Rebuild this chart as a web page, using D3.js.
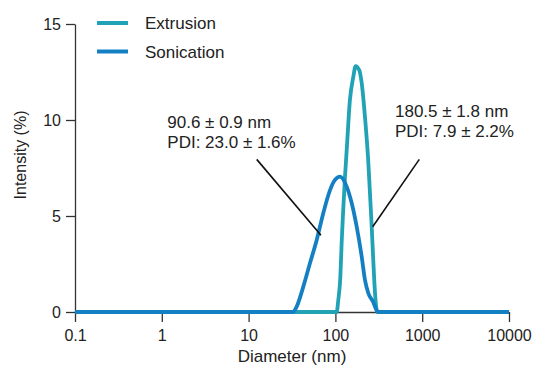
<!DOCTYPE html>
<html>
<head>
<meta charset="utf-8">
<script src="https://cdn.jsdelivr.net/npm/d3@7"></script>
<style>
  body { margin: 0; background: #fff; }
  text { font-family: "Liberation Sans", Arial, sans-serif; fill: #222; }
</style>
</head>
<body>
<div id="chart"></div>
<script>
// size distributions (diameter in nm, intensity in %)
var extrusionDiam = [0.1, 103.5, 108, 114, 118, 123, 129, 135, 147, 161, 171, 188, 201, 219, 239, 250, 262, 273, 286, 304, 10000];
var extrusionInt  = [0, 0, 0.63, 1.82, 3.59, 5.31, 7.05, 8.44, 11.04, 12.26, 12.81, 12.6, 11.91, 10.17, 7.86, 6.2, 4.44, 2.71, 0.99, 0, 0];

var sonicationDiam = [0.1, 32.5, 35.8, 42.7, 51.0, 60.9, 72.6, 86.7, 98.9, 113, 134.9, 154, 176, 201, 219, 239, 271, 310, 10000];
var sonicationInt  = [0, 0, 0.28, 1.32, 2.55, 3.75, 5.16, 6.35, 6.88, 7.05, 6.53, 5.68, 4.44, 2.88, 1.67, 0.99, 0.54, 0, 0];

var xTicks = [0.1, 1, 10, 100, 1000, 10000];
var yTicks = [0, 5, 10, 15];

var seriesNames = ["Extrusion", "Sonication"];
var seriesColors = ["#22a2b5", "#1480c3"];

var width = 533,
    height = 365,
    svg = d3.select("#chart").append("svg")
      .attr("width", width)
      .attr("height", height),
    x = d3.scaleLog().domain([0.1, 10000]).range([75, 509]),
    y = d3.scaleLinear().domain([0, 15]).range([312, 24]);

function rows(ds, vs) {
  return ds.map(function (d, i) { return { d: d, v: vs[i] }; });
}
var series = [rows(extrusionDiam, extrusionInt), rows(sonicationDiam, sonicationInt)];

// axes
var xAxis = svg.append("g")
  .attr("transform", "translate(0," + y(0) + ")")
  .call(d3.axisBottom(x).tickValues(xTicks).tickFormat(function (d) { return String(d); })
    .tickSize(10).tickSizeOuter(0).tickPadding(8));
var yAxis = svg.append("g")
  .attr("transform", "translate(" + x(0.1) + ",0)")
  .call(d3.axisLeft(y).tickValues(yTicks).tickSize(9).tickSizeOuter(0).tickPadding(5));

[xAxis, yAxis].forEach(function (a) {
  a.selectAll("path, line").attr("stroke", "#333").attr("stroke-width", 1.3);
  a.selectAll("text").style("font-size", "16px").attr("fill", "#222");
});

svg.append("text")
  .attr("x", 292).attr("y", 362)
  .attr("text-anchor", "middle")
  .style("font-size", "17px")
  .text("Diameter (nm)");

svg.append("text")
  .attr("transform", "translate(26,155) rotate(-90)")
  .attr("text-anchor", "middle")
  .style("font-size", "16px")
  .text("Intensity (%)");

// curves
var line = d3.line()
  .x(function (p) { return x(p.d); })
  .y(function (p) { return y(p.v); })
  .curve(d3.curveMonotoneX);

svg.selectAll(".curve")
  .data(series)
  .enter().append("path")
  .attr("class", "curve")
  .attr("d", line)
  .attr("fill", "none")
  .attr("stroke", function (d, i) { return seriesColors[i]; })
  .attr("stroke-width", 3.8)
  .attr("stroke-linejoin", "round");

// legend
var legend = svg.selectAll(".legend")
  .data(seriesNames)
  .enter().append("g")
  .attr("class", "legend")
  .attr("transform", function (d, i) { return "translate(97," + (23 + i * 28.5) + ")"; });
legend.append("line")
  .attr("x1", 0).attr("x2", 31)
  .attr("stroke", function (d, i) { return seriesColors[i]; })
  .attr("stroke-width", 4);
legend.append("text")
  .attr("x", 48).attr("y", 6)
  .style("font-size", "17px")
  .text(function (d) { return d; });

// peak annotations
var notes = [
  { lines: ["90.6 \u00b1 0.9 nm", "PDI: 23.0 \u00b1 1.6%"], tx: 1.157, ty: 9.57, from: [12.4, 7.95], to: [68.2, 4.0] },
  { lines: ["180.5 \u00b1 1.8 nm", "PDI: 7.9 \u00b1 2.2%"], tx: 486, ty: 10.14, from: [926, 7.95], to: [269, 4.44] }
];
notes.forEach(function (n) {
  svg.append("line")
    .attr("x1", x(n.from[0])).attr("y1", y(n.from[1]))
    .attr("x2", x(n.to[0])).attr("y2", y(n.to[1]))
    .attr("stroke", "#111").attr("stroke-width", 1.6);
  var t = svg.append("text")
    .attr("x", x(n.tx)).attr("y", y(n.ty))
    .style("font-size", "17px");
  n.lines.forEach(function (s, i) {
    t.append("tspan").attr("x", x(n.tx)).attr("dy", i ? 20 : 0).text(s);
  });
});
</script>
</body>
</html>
--
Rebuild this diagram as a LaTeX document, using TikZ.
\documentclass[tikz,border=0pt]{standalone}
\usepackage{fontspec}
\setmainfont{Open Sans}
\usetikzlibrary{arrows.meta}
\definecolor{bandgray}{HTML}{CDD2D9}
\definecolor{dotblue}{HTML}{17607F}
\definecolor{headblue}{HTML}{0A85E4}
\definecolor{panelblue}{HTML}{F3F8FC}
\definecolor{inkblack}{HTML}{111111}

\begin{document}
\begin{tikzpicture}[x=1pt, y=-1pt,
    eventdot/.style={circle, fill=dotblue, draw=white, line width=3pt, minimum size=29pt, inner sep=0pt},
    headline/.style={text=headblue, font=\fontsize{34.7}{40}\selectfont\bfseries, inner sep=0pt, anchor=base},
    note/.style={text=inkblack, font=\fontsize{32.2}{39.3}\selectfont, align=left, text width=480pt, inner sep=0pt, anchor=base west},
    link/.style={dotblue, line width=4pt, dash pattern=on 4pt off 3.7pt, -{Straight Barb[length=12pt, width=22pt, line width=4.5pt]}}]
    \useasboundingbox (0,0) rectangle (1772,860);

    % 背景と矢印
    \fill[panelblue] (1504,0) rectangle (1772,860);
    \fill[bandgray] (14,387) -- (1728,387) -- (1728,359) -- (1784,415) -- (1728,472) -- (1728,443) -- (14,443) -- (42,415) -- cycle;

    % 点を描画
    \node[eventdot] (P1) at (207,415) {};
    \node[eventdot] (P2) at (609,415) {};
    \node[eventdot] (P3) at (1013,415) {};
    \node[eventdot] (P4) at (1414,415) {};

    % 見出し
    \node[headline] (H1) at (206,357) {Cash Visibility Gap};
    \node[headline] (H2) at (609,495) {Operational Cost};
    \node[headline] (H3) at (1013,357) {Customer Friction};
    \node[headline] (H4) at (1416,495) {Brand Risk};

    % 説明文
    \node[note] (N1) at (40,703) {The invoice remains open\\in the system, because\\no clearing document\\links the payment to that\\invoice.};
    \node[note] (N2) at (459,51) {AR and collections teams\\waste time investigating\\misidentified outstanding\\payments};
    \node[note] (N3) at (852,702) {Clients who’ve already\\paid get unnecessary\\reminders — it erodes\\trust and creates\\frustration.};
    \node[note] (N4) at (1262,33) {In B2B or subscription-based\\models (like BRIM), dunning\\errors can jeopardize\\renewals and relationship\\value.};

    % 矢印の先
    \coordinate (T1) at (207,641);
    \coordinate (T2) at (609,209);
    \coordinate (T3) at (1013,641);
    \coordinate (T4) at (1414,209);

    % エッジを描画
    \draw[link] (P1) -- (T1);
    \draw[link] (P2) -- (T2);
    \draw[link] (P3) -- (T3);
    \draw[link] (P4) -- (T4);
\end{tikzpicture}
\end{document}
...
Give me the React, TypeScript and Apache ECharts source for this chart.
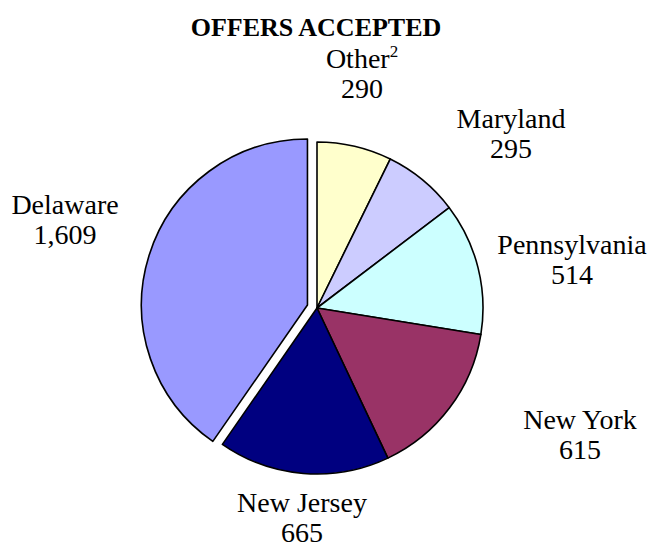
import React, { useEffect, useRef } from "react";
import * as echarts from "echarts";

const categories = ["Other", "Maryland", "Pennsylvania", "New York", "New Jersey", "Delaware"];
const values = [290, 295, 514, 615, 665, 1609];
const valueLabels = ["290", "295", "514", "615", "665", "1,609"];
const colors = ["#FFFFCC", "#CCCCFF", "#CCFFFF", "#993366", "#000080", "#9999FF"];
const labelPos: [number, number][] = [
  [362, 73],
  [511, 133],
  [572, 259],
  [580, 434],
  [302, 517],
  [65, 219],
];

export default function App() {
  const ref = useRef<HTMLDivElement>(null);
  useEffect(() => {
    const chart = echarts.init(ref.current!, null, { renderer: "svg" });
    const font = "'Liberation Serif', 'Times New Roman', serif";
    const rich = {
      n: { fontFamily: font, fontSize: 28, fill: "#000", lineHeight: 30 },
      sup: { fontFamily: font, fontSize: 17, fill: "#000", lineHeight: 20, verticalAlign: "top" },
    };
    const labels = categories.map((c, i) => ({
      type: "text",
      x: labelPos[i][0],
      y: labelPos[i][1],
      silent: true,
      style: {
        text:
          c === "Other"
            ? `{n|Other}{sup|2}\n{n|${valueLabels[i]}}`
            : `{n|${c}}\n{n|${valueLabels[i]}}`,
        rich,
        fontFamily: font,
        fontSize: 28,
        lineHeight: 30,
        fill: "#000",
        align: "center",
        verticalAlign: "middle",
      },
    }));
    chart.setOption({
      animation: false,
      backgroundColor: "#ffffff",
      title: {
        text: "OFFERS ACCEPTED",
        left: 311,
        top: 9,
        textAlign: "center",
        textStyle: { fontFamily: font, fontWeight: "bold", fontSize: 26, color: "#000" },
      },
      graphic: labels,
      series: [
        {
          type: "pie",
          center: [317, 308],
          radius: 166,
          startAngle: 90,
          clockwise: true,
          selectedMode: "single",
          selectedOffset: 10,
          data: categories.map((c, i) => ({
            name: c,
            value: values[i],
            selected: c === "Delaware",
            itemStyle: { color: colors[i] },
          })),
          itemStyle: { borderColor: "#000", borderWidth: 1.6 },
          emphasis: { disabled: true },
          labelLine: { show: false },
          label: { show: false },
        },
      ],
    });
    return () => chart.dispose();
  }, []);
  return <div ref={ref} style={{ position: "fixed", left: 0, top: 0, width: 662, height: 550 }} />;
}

THE TASK - Look above for the line containing "Give me the", then write out every line from there down to the line containing "import * as", that line included, with no pictures.

FINAL ANSWER -
Give me the React, TypeScript and Apache ECharts source for this chart.
import React, { useEffect, useRef } from "react";
import * as echarts from "echarts";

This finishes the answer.